I always chose the quiet car so I could work. I found it invasive to hear other people talking to each other and on their cell phones in other cars. When I had enough points I had the rare enjoyment of sitting in the First Class car, also quiet but with snacks!

One day on a ride North I was working on completing some required training and connected my earbuds to my iPad. I began the training and several minutes in became annoyed that someone in the quiet car was playing news or something out loud from their device. I couldn’t quite make out the content, and it wasn’t interrupting my progress so I tried to ignore it.

But soon my entitled presence was ruffled, as I thought ”There are rules in the quiet car” and they apply to all passengers. Which audacious offender is so flagrantly ignoring the quiet car protocol? I had to stop my training and identify the “___” (insert expletive).

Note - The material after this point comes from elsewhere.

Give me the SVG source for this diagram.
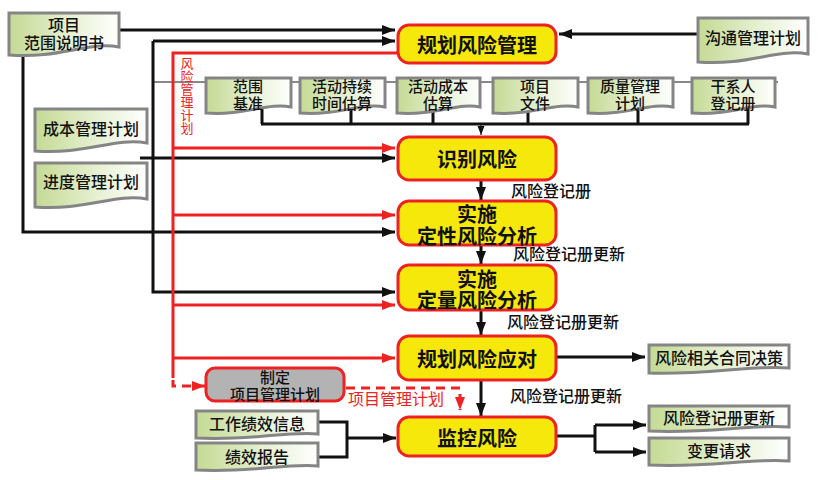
<svg xmlns="http://www.w3.org/2000/svg" width="827" height="480" viewBox="0 0 827 480">
<defs>
<linearGradient id="docg" x1="0" y1="0" x2="1" y2="0">
<stop offset="0" stop-color="#c4da94"/>
<stop offset="0.55" stop-color="#e6f0d2"/>
<stop offset="1" stop-color="#ffffff"/>
</linearGradient>
<marker id="ab" markerUnits="userSpaceOnUse" markerWidth="14" markerHeight="12" refX="13" refY="6" orient="auto">
<path d="M0,1 L13,6 L0,11 Z" fill="#111"/>
</marker>
<marker id="abs" markerUnits="userSpaceOnUse" markerWidth="10" markerHeight="8" refX="9" refY="4" orient="auto">
<path d="M0,0.5 L9,4 L0,7.5 Z" fill="#111"/>
</marker>
<marker id="ar" markerUnits="userSpaceOnUse" markerWidth="14" markerHeight="12" refX="13" refY="6" orient="auto">
<path d="M0,1 L13,6 L0,11 Z" fill="#ee2222"/>
</marker>
</defs>
<style>
.doc{fill:url(#docg);stroke:#858585;stroke-width:3}
.proc{fill:#f5e80a;stroke:#ee2222;stroke-width:3}
.pt{font-family:"Noto Sans CJK SC","Liberation Sans",sans-serif;font-size:20px;font-weight:bold;fill:#111;text-anchor:middle;dominant-baseline:central}
.dt{font-family:"Noto Sans CJK SC","Liberation Sans",sans-serif;font-size:16px;font-weight:500;fill:#111;text-anchor:middle;dominant-baseline:central}
.d2{font-family:"Noto Sans CJK SC","Liberation Sans",sans-serif;font-size:15px;font-weight:500;fill:#111;text-anchor:middle;dominant-baseline:central}
.lb{font-family:"Noto Sans CJK SC","Liberation Sans",sans-serif;font-size:16px;font-weight:500;fill:#111;dominant-baseline:central}
.rt{font-family:"Noto Sans CJK SC","Liberation Sans",sans-serif;font-size:16px;fill:#ee2222;dominant-baseline:central}
.rv{font-family:"Noto Sans CJK SC","Liberation Sans",sans-serif;font-size:13px;fill:#ee2222;writing-mode:vertical-rl}
.k{fill:none;stroke:#111;stroke-width:3}
.kt{fill:none;stroke:#111;stroke-width:1}
.r{fill:none;stroke:#ee2222;stroke-width:3}
.rd{fill:none;stroke:#ee2222;stroke-width:3;stroke-dasharray:9,6}
</style>
<g id="connectors">
<path class="kt" d="M153,82 H778"/>
<path class="k" d="M120,30 H395" marker-end="url(#ab)"/>
<path class="k" d="M153,41 H395" marker-end="url(#ab)"/>
<path class="k" d="M153,41 V292 H395" marker-end="url(#ab)"/>
<path class="k" d="M23,55 V232 H395" marker-end="url(#ab)"/>
<path class="k" d="M140,158 H395" marker-end="url(#ab)"/>
<path class="k" d="M262,108 V124 M351,108 V124 M433,108 V124 M528,108 V124 M638,108 V124 M748,108 V124 M261,124 H749"/>
<path class="kt" d="M481,124 V135" stroke-width="1.5" marker-end="url(#abs)"/>
<path class="k" d="M698,34 H559" marker-end="url(#ab)"/>
<path class="k" d="M481,181 V200" marker-end="url(#ab)"/>
<path class="k" d="M481,246 V264" marker-end="url(#ab)"/>
<path class="k" d="M481,311 V335" marker-end="url(#ab)"/>
<path class="k" d="M481,381 V416" marker-end="url(#ab)"/>
<path class="k" d="M557,357 H645" marker-end="url(#ab)"/>
<path class="k" d="M557,436 H595 M595,425 V452"/>
<path class="k" d="M595,425 H646" marker-end="url(#ab)"/>
<path class="k" d="M595,452 H646" marker-end="url(#ab)"/>
<path class="k" d="M318,422 H347 V457 H318"/>
<path class="k" d="M347,438 H396" marker-end="url(#ab)"/>
<path class="r" d="M398,53 H173 V378"/>
<path class="r" d="M173,148 H395" marker-end="url(#ar)"/>
<path class="r" d="M173,215 H395" marker-end="url(#ar)"/>
<path class="r" d="M173,305 H395" marker-end="url(#ar)"/>
<path class="r" d="M173,358 H395" marker-end="url(#ar)"/>
<path class="rd" d="M173,380 V386 H205" marker-end="url(#ar)"/>
<path class="rd" d="M346,388 H460 V410" marker-end="url(#ar)"/>
</g>
<g id="rmp-label">
<text class="rv" x="187" y="57">风险管理计划</text>
</g>
<g id="n-scope" transform="translate(9,13)">
<path class="doc" d="M0,0 H110 V34 C80,28 50,46 0,42 Z"/>
<text class="dt"><tspan x="55" y="11">项目</tspan><tspan x="55" y="29">范围说明书</tspan></text>
</g>
<g id="n-cost" transform="translate(35,109)">
<path class="doc" d="M0,0 H112 V34 C80,28 50,46 0,42 Z"/>
<text class="dt" x="56" y="19">成本管理计划</text>
</g>
<g id="n-sched" transform="translate(35,163)">
<path class="doc" d="M0,0 H112 V36 C80,30 50,48 0,44 Z"/>
<text class="dt" x="56" y="18">进度管理计划</text>
</g>
<g id="n-comm" transform="translate(698,18)">
<path class="doc" d="M0,0 H110 V36 C80,30 50,48 0,44 Z"/>
<text class="dt" x="55" y="19">沟通管理计划</text>
</g>
<g id="n-baseline" transform="translate(206,78)">
<path class="doc" d="M0,0 H85 V29 C62,24 38,38 0,35 Z"/>
<text class="d2"><tspan x="42" y="7">范围</tspan><tspan x="42" y="24">基准</tspan></text>
</g>
<g id="n-duration" transform="translate(300,78)">
<path class="doc" d="M0,0 H85 V29 C62,24 38,38 0,35 Z"/>
<text class="d2"><tspan x="42" y="7">活动持续</tspan><tspan x="42" y="24">时间估算</tspan></text>
</g>
<g id="n-costest" transform="translate(397,78)">
<path class="doc" d="M0,0 H83 V29 C62,24 38,38 0,35 Z"/>
<text class="d2"><tspan x="41" y="7">活动成本</tspan><tspan x="41" y="24">估算</tspan></text>
</g>
<g id="n-projdocs" transform="translate(493,78)">
<path class="doc" d="M0,0 H85 V29 C62,24 38,38 0,35 Z"/>
<text class="d2"><tspan x="42" y="7">项目</tspan><tspan x="42" y="24">文件</tspan></text>
</g>
<g id="n-quality" transform="translate(588,78)">
<path class="doc" d="M0,0 H85 V29 C62,24 38,38 0,35 Z"/>
<text class="d2"><tspan x="42" y="7">质量管理</tspan><tspan x="42" y="24">计划</tspan></text>
</g>
<g id="n-stake" transform="translate(692,78)">
<path class="doc" d="M0,0 H83 V29 C62,24 38,38 0,35 Z"/>
<text class="d2"><tspan x="41" y="7">干系人</tspan><tspan x="41" y="24">登记册</tspan></text>
</g>
<g id="p-plan">
<rect class="proc" x="398" y="25" width="158" height="38" rx="11"/>
<text class="pt" x="477" y="44">规划风险管理</text>
</g>
<g id="p-identify">
<rect class="proc" x="398" y="137" width="158" height="43" rx="11"/>
<text class="pt" x="477" y="158">识别风险</text>
</g>
<g id="p-qual">
<rect class="proc" x="398" y="201" width="158" height="44" rx="11"/>
<text class="pt"><tspan x="477" y="213">实施</tspan><tspan x="477" y="235">定性风险分析</tspan></text>
</g>
<g id="p-quant">
<rect class="proc" x="398" y="265" width="158" height="45" rx="11"/>
<text class="pt"><tspan x="477" y="278">实施</tspan><tspan x="477" y="299">定量风险分析</tspan></text>
</g>
<g id="p-response">
<rect class="proc" x="398" y="336" width="158" height="44" rx="11"/>
<text class="pt" x="477" y="358">规划风险应对</text>
</g>
<g id="p-monitor">
<rect class="proc" x="398" y="417" width="158" height="39" rx="11"/>
<text class="pt" x="477" y="437">监控风险</text>
</g>
<g id="p-pmplan">
<rect x="206" y="368" width="138" height="33" rx="9" fill="#b3b3b3" stroke="#ee2222" stroke-width="3"/>
<text class="d2"><tspan x="275" y="376">制定</tspan><tspan x="275" y="393">项目管理计划</tspan></text>
</g>
<g id="n-contract" transform="translate(649,345)">
<path class="doc" d="M0,0 H140 V23 C100,20 60,30 0,28 Z"/>
<text class="dt" x="70" y="12">风险相关合同决策</text>
</g>
<g id="n-regupd" transform="translate(649,406)">
<path class="doc" d="M0,0 H140 V21 C100,18 60,28 0,25 Z"/>
<text class="dt" x="70" y="11">风险登记册更新</text>
</g>
<g id="n-change" transform="translate(649,438)">
<path class="doc" d="M0,0 H140 V23 C100,20 60,30 0,27 Z"/>
<text class="dt" x="70" y="12">变更请求</text>
</g>
<g id="n-workinfo" transform="translate(196,411)">
<path class="doc" d="M0,0 H122 V23 C90,20 55,30 0,27 Z"/>
<text class="dt" x="61" y="12">工作绩效信息</text>
</g>
<g id="n-perfrep" transform="translate(196,443)">
<path class="doc" d="M0,0 H122 V23 C90,20 55,30 0,27 Z"/>
<text class="dt" x="61" y="13">绩效报告</text>
</g>
<g id="labels">
<text class="lb" x="511" y="190">风险登记册</text>
<text class="lb" x="513" y="253">风险登记册更新</text>
<text class="lb" x="507" y="321">风险登记册更新</text>
<text class="lb" x="510" y="395">风险登记册更新</text>
<text class="rt" x="348" y="398">项目管理计划</text>
</g>
</svg>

Before long, I literally laughed out loud. I realized there was a setting on my (new) iPad that allowed both earbud access, and regular audio to concomitantly broadcast content. The violator I’d been secretly growing distain for, was me!

I chuckled as I fixed the audio setting to “earbuds only.” Then I pressed pause altogether to digest the powerful nudge to regularly challenge my perceptions.

We can be very quick to judge others and create a narrative around our experience. Yet so often we are completely off base with our assumptions. How much of life do we miss/waste by concluding some disruption (in this case noise in the quiet car) of our expectations is rooted in someone else’s behavior?

I am now making a practice taking off the proverbial earbuds sooner to do a reality check. The 10 or so minutes I spent thinking another rider had the gall to violate the norm, could have been spent on advancement of the task at hand.

I appreciate the generosity of my fellow riders, who let that continue a full ten minutes without reminding ME that I was in the quiet car. And I also remind myself that keeping a sense of humor is the best way to react when I realize, “it’s not them, it’s me.”